Prescribing boundary conditions and applied loads

In this model the left-hand end of the connecting lug needs to be constrained in all three directions. This region is where the lug is attached to its parent structure (see Figure 4–18). In ABAQUS/CAE boundary conditions are applied to geometric regions of a part rather than to the finite element mesh itself. This association between boundary conditions and part geometry makes it very easy to vary the mesh without having to respecify the boundary conditions. The same holds true for load definitions.

Figure 4–18 Built-in end of the connecting lug.

To prescribe boundary conditions:

  1. In the Model Tree, double-click the BCs container to prescribe boundary conditions on the model. In the Create Boundary Condition dialog box that appears, name the boundary condition Fix left end, and select LugLoad as the step in which it will be applied (since it is a fixed condition, it can be applied either in the initial step or the analysis step; here we choose the analysis step for convenience). Accept Mechanical as the category and Symmetry/Antisymmetry/Encastre as the type. Click Continue.

  2. You may need to rotate the view to facilitate your selection in the following steps. Select ViewRotate from the main menu bar (or use the tool from the toolbar) and drag the cursor over the virtual trackball in the viewport. The view rotates interactively; try dragging the cursor inside and outside the virtual trackball to see the difference in behavior. Click mouse button 2 to exit the rotate view tool before proceeding.

  3. Select the left end of the lug (indicated in Figure 4–18) using the cursor. Click Done in the prompt area when the appropriate region is highlighted in the viewport, and toggle on ENCASTRE in the Edit Boundary Condition dialog box that appears. Click OK to apply the boundary condition.

    Arrows appear on the face indicating the constrained degrees of freedom. The encastre boundary condition constrains all active structural degrees of freedom in the region specified; after the part is meshed and the job is created, this constraint will be applied to all the nodes that occupy the region.

The lug carries a pressure of 50 MPa distributed around the bottom half of the hole. To apply the load correctly, however, the part must first be partitioned (i.e., divided) so that the hole is composed of two regions: a top half and a bottom half.

You use the Partition toolset to divide a part or assembly into regions. Partitioning is used for many reasons; it is commonly used for the purposes of defining material boundaries, indicating the location of loads and constraints (as in this example), and refining the mesh. An example of the use of partitioning for meshing purposes is discussed in the next section. For more information on partitioning, see Chapter 44, The Partition toolset,” of the ABAQUS/CAE User's Manual.

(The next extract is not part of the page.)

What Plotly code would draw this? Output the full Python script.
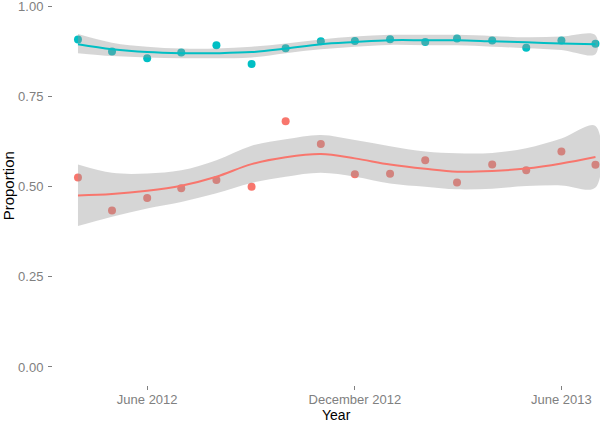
import plotly.graph_objects as go

months = [
    "2012-04-01", "2012-05-01", "2012-06-01", "2012-07-01", "2012-08-01",
    "2012-09-01", "2012-10-01", "2012-11-01", "2012-12-01", "2013-01-01",
    "2013-02-01", "2013-03-01", "2013-04-01", "2013-05-01", "2013-06-01",
    "2013-07-01",
]

# observed proportions
teal_points = [0.909, 0.876, 0.857, 0.873, 0.893, 0.841, 0.885, 0.904,
               0.905, 0.910, 0.902, 0.912, 0.906, 0.886, 0.906, 0.897]
red_points = [0.526, 0.434, 0.469, 0.496, 0.519, 0.500, 0.682, 0.619,
              0.535, 0.536, 0.574, 0.512, 0.562, 0.546, 0.598, 0.561]

# smoothed fit and confidence band
teal_fit = [0.896, 0.882, 0.874, 0.871, 0.871, 0.874, 0.884, 0.896,
            0.902, 0.907, 0.907, 0.907, 0.904, 0.901, 0.898, 0.896]
teal_hi = [0.924, 0.900, 0.889, 0.884, 0.884, 0.889, 0.898, 0.909,
           0.917, 0.922, 0.922, 0.922, 0.919, 0.915, 0.917, 0.921]
teal_lo = [0.871, 0.863, 0.859, 0.857, 0.857, 0.859, 0.871, 0.882,
           0.889, 0.894, 0.893, 0.893, 0.889, 0.885, 0.880, 0.868]

red_fit = [0.476, 0.480, 0.489, 0.503, 0.528, 0.563, 0.582, 0.591,
           0.579, 0.562, 0.550, 0.542, 0.544, 0.551, 0.565, 0.583]
red_hi = [0.562, 0.539, 0.537, 0.546, 0.574, 0.614, 0.632, 0.644,
          0.630, 0.613, 0.598, 0.593, 0.594, 0.607, 0.634, 0.669]
red_lo = [0.391, 0.417, 0.440, 0.458, 0.482, 0.511, 0.528, 0.539,
          0.528, 0.509, 0.500, 0.493, 0.495, 0.502, 0.504, 0.498]

tick_vals = ["2012-06-01", "2012-12-01", "2013-06-01"]
tick_text = ["June 2012", "December 2012", "June 2013"]
y_ticks = [0, 0.25, 0.5, 0.75, 1.0]

TEAL = "#00BFC4"
RED = "#F8766D"
BAND = "rgba(153,153,153,0.4)"

fig = go.Figure()

for pts, color in [(teal_points, TEAL), (red_points, RED)]:
    fig.add_trace(go.Scatter(
        x=months, y=pts, mode="markers",
        marker=dict(color=color, size=8, line=dict(width=0)),
        cliponaxis=False, showlegend=False,
    ))

for fit, hi, lo, color in [(teal_fit, teal_hi, teal_lo, TEAL),
                           (red_fit, red_hi, red_lo, RED)]:
    fig.add_trace(go.Scatter(
        x=months + months[::-1], y=hi + lo[::-1],
        mode="lines", fill="toself", fillcolor=BAND,
        line=dict(width=0, shape="spline", smoothing=1),
        hoverinfo="skip", showlegend=False,
    ))
    fig.add_trace(go.Scatter(
        x=months, y=fit, mode="lines",
        line=dict(color=color, width=2, shape="spline", smoothing=1),
        showlegend=False,
    ))

tick_font = dict(family="Liberation Sans, Arial", size=13, color="#808080")

fig.update_layout(
    width=600, height=421,
    margin=dict(l=53, r=0, t=0, b=36),
    plot_bgcolor="white", paper_bgcolor="white",
    xaxis=dict(
        type="date", automargin=False,
        range=["2012-03-10", "2013-07-05"],
        tickvals=tick_vals, ticktext=tick_text,
        ticks="outside", ticklen=4, tickwidth=1, tickcolor="#808080",
        tickfont=tick_font, ticklabelstandoff=-2, ticklabeloverflow="allow",
        showgrid=False, zeroline=False, showline=False,
    ),
    yaxis=dict(
        automargin=False,
        range=[-0.05, 1.0186],
        tickvals=y_ticks, ticktext=["0.00", "0.25", "0.50", "0.75", "1.00"],
        ticks="outside", ticklen=4, tickwidth=1, tickcolor="#808080",
        tickfont=tick_font, ticklabelstandoff=2, ticklabeloverflow="allow",
        showgrid=False, zeroline=False, showline=False,
    ),
    annotations=[
        dict(text="Year", xref="paper", yref="paper", x=0.519, y=0,
             yshift=-39, xanchor="center", yanchor="bottom", showarrow=False,
             borderpad=0,
             font=dict(family="Liberation Sans, Arial", size=14, color="black")),
        dict(text="Proportion", xref="paper", yref="paper", x=0, xshift=-45,
             y=0.516, textangle=-90, xanchor="center", yanchor="middle",
             showarrow=False,
             font=dict(family="Liberation Sans, Arial", size=15, color="black")),
    ],
)

# drop the page's default body margin so the chart sits at the window corner
fig.write_html("out.html", config={"displayModeBar": False},
               post_script="document.body.style.margin='0';")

Dependent part instances cannot be modified at the assembly level (e.g., they cannot be partitioned in an assembly-level module). The reason for this restriction is that all dependent instances of a part must have identical geometry so they can share the same mesh topology as the original part. Thus, any change to a dependent part instance has to be made to the original part itself (i.e., at the part level). In contrast, independent part instances may be partitioned at the assembly level. In this example a dependent part instance (the default) was created; the corresponding partitioning instructions follow.

To partition a dependent part instance:

  1. In the Model Tree, double-click the Lug item in the Parts container to make it current.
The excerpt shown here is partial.